The International Music Score Library Project (IMSLP) was launched five years ago with the stated goal of "creating a virtual library containing all public domain music scores."

The website, also known as the Petrucci Music Library, has made enormous strides towards that goal, now containing over 85,000 scores in PDF formatone of the largest collections of public domain sheet music anywhere, let alone on the web.

The IMSLP operates on the "wiki" principle known as crowdsourcing, allowing users to upload scores, edit metadata, and moderate the site.

Although abuse of the wiki format got the site into serious trouble with music publisher Universal Editions in 2007, it has maintained stricter copyright enforcement since its relaunch in 2008, and has still been growing at an exponential rate.

The unprecedented free library has become enormously popular with music students and teachers.

A large percentage of the classical repertoire was published before 1923, meaning that is in the public domain in the US and can be legally downloaded and printed from IMSLP.

A trombone student needing a part for Mahler's Third Symphony to prepare for an audition no longer needs to rent or buy a hard copy.
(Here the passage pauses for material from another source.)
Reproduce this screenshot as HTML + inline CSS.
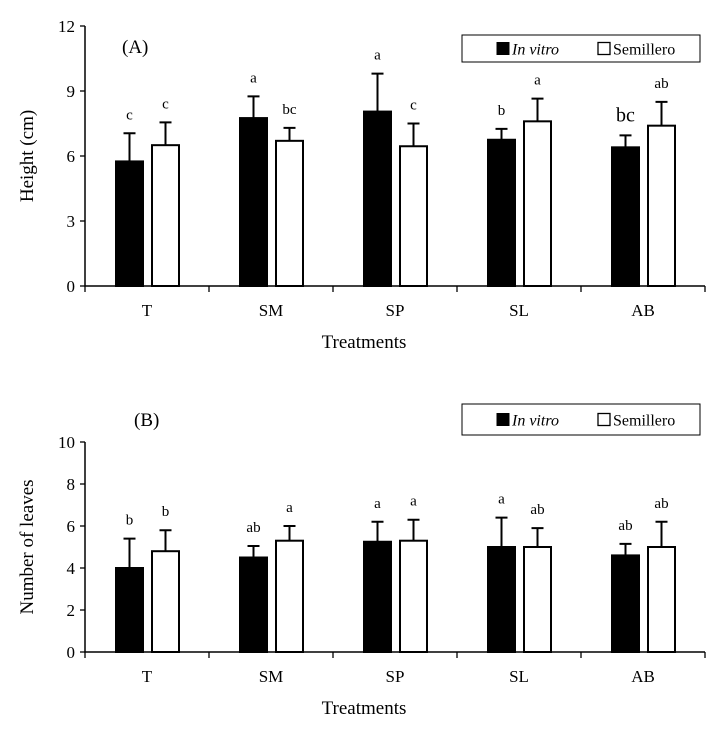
<!DOCTYPE html>
<html><head><meta charset="utf-8"><style>
body{margin:0;background:#fff}
svg{display:block;font-family:"Liberation Serif",serif}
</style></head><body>
<svg id="c" width="712" height="730"></svg>
<script>
const categories=["T","SM","SP","SL","AB"];
const heightInVitro=[5.75,7.75,8.05,6.75,6.4];
const heightInVitroErr=[7.05,8.75,9.8,7.25,6.95];
const heightSemillero=[6.5,6.7,6.45,7.6,7.4];
const heightSemilleroErr=[7.55,7.3,7.5,8.65,8.5];
const heightLettersV=["c","a","a","b","bc"];
const heightLettersS=["c","bc","c","a","ab"];
const heightTicks=[0,3,6,9,12];
const leavesInVitro=[4.0,4.5,5.25,5.0,4.6];
const leavesInVitroErr=[5.4,5.05,6.2,6.4,5.15];
const leavesSemillero=[4.8,5.3,5.3,5.0,5.0];
const leavesSemilleroErr=[5.8,6.0,6.3,5.9,6.2];
const leavesLettersV=["b","ab","a","a","ab"];
const leavesLettersS=["b","a","a","ab","ab"];
const leavesTicks=[0,2,4,6,8,10];
const NS="http://www.w3.org/2000/svg";
const svg=document.getElementById('c');
function mk(t,a,p){const e=document.createElementNS(NS,t);for(const k in a)e.setAttribute(k,a[k]);(p||svg).appendChild(e);return e;}
function panel(o){
  const g=mk('g',{});
  
  
  const x0=85,x1=705,gw=124;
  const y=v=>o.y0-(v/o.max)*(o.y0-o.yTop);
  const cx=i=>x0+gw*(i+0.5);
  o.ticks.forEach(t=>{
    const l=mk('line',{x1:x0-5,x2:x0,y1:y(t),y2:y(t),stroke:'#000','stroke-width':1.3},g);
    
    const tx=mk('text',{x:x0-10,y:y(t)+6,'text-anchor':'end','font-size':17},g);tx.textContent=t;
    
  });
  for(let i=0;i<=categories.length;i++){
    const l=mk('line',{x1:x0+gw*i,x2:x0+gw*i,y1:o.y0,y2:o.y0+6,stroke:'#000','stroke-width':1.3},g);
    
  }
  categories.forEach((c,i)=>{
    [[o.v,o.ve,o.lv,'#000',-1],[o.s,o.se,o.ls,'#fff',1]].forEach(([vals,errs,lets,fill,side])=>{
      const bx=side<0?cx(i)-31:cx(i)+5;
      const b=mk('rect',{x:bx,y:y(vals[i]),width:27,height:o.y0-y(vals[i]),fill:fill,stroke:'#000','stroke-width':2},g);
      
      
      const m=bx+13.5;
      const e=mk('path',{d:`M${m},${y(vals[i])}V${y(errs[i])}M${m-6},${y(errs[i])}H${m+6}`,stroke:'#000','stroke-width':2,fill:'none'},g);
      
      const big=(lets[i]==='bc'&&side<0&&o.name==='height-chart');
      const t=mk('text',{x:m,y:y(errs[i])-14,'text-anchor':'middle','font-size':big?20:15},g);t.textContent=lets[i];
      
    });
    const t=mk('text',{x:cx(i),y:o.y0+30,'text-anchor':'middle','font-size':17},g);t.textContent=c;
    
  });
  const ax=mk('path',{d:`M${x0},${o.yTop}V${o.y0}H${x1}`,stroke:'#000','stroke-width':1.5,fill:'none'},g);
  
  const xt=mk('text',{x:364,y:o.y0+62,'text-anchor':'middle','font-size':19},g);xt.textContent='Treatments';
  
  const ym=(o.y0+o.yTop)/2;
  const yt=mk('text',{x:33,y:ym,'text-anchor':'middle','font-size':19,transform:`rotate(-90 33 ${ym})`},g);yt.textContent=o.ytitle;
  
  const pl=mk('text',{x:o.lx,y:o.ly,'font-size':19},g);pl.textContent=o.label;
  
  const lg=mk('g',{},g);
  mk('rect',{x:462,y:o.legY,width:238,height:o.legH,fill:'#fff',stroke:'#000','stroke-width':1},lg);
  const my=o.legY+o.legH/2;
  mk('rect',{x:497,y:my-6,width:12,height:12,fill:'#000',stroke:'#000'},lg);
  const t1=mk('text',{x:512,y:my+6,'font-size':16,'font-style':'italic'},lg);t1.textContent='In vitro';
  mk('rect',{x:598,y:my-6,width:12,height:12,fill:'#fff',stroke:'#000','stroke-width':1.3},lg);
  const t2=mk('text',{x:613,y:my+6,'font-size':16},lg);t2.textContent='Semillero';
}
panel({name:'height-chart',y0:286,yTop:26,max:12,ticks:heightTicks,v:heightInVitro,ve:heightInVitroErr,s:heightSemillero,se:heightSemilleroErr,lv:heightLettersV,ls:heightLettersS,ytitle:'Height (cm)',label:'(A)',lx:122,ly:53,legY:35,legH:27});
panel({name:'leaves-chart',y0:652,yTop:442,max:10,ticks:leavesTicks,v:leavesInVitro,ve:leavesInVitroErr,s:leavesSemillero,se:leavesSemilleroErr,lv:leavesLettersV,ls:leavesLettersS,ytitle:'Number of leaves',label:'(B)',lx:134,ly:426,legY:404,legH:31});
</script>
</body></html>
A music theory professor can quickly throw a PDF score of Mozart's Clarinet Concerto on the projector and point to musical examples, without the need to scan in each page of the music.

As far as it has come since its launch in 2006, IMSLP has even bigger goals for the future. The site recently began hosting recordings of ensembles willing to freely share performances of public domain work.

Its Goals page also states that it hopes to "facilitate the exchange of musical ideas outside of compositions: for example, the analysis of a particular piece of music."

Like Wikipedia, IMSLP is only limited by the creativity of its users, and there is little doubt that it will continue to revolutionize the sheet music industry.